Cette année-là, Malado Coulibaly est élue contre Kane Yahya, alors député depuis plus de trente ans contrecarrant ainsi les velléités du marionnettiste. Malgré cette insolente victoire, cette famille, par le poids qu’elle représente et ses capacités clientélistes, est revenue très rapidement dans les bonnes grâces présidentielles.

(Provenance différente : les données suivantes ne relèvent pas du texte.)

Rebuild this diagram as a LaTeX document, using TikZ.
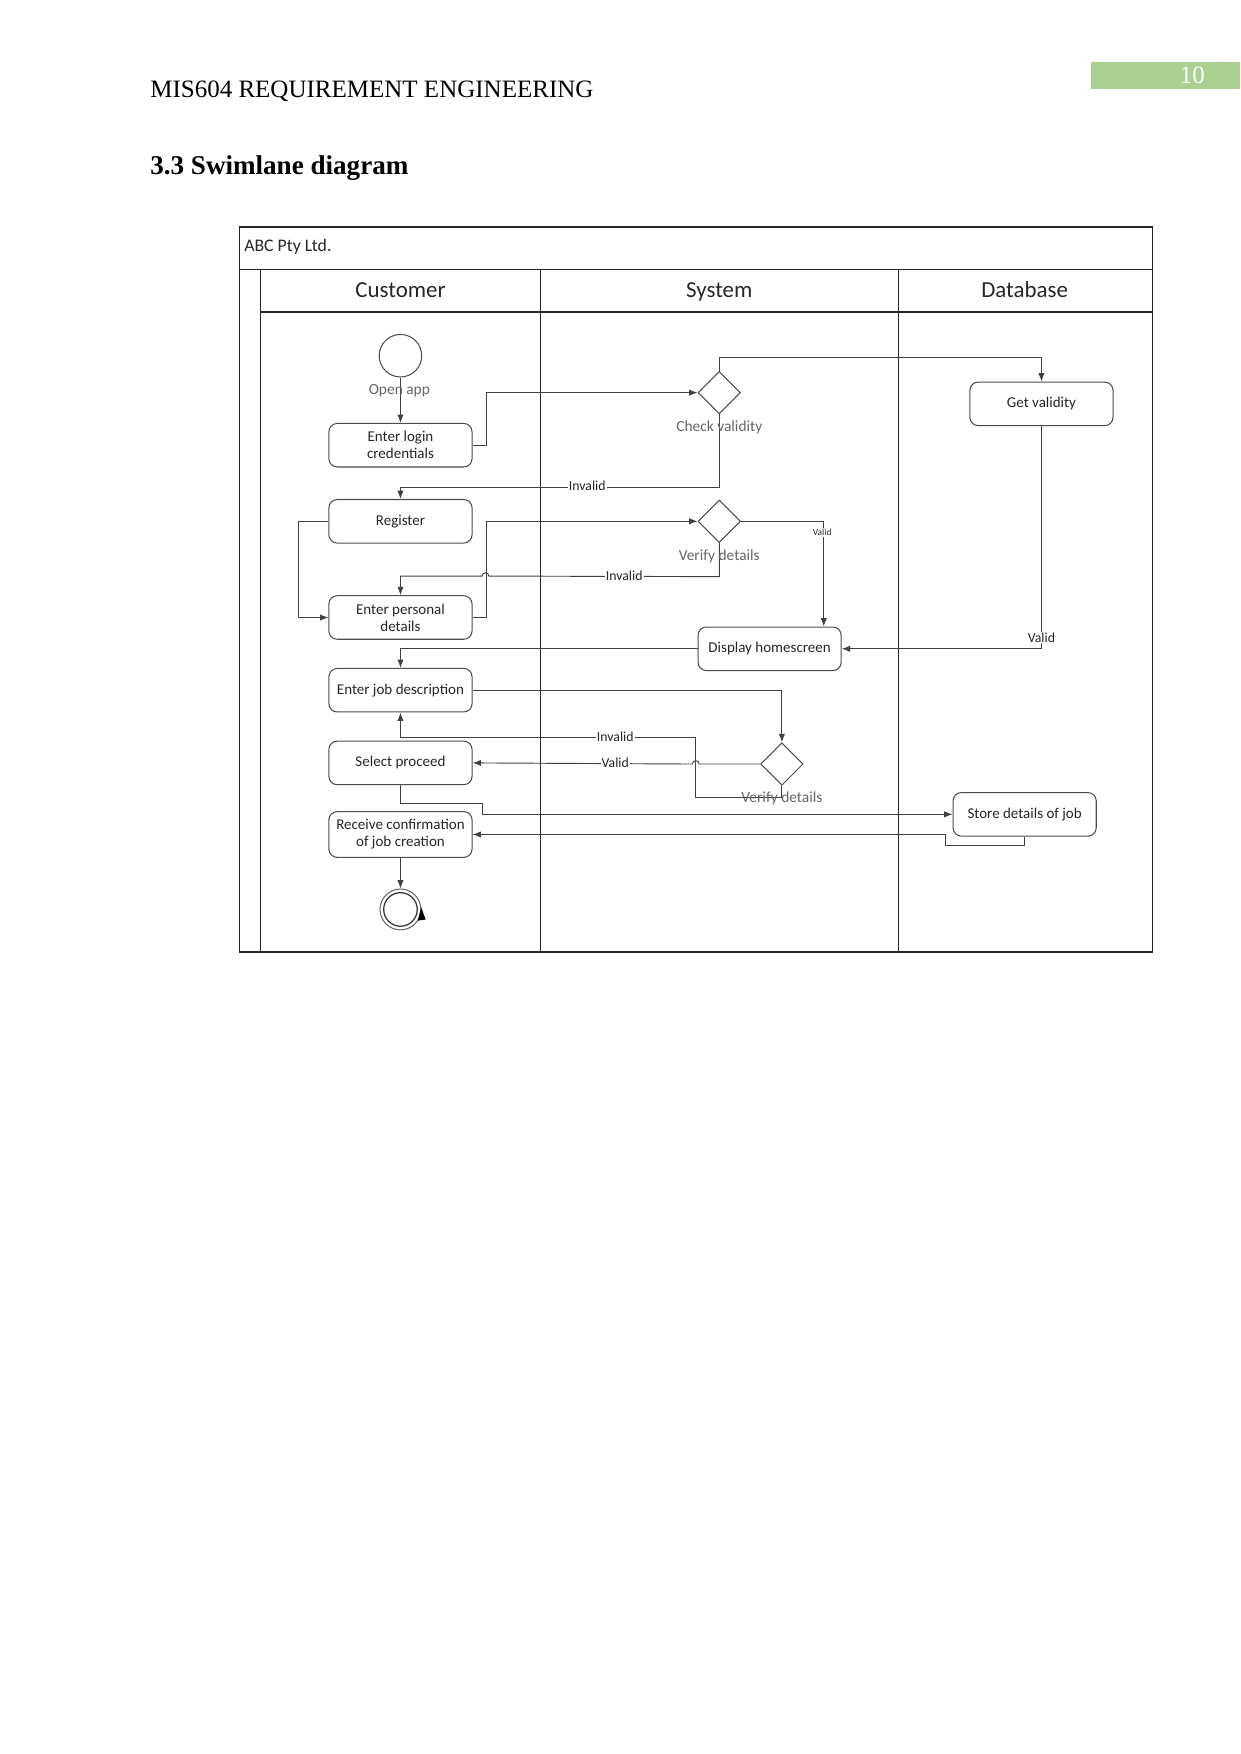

La machine politique mauritanienne qui s’est forgée petit à petit depuis l’indépendance et peaufinée par Taya est bien rôdée. Aziz n’y échappe pas et, dans les soubresauts actuels de la contestation négro-mauritanienne, il doit opérer sur le même mode : fidéliser et rendre visible ; promouvoir ses hommes. Mais les négro-mauritaniens au gouvernement, ceux qui ont été placés sous les projecteurs, ceux que l’on reçoit en délégation à la présidence et avec qui l’on multiplie les promesses amicales ne sont pas les négro-mauritaniens de la rue. De ce fait, on pourrait penser aujourd’hui que ces vieilles formes politiciennes d’arrangements pourraient s’essouffler puisque négro-mauritaniens « nominés » et négro-mauritaniens lambda en colère ne forment pas un groupe solidaire.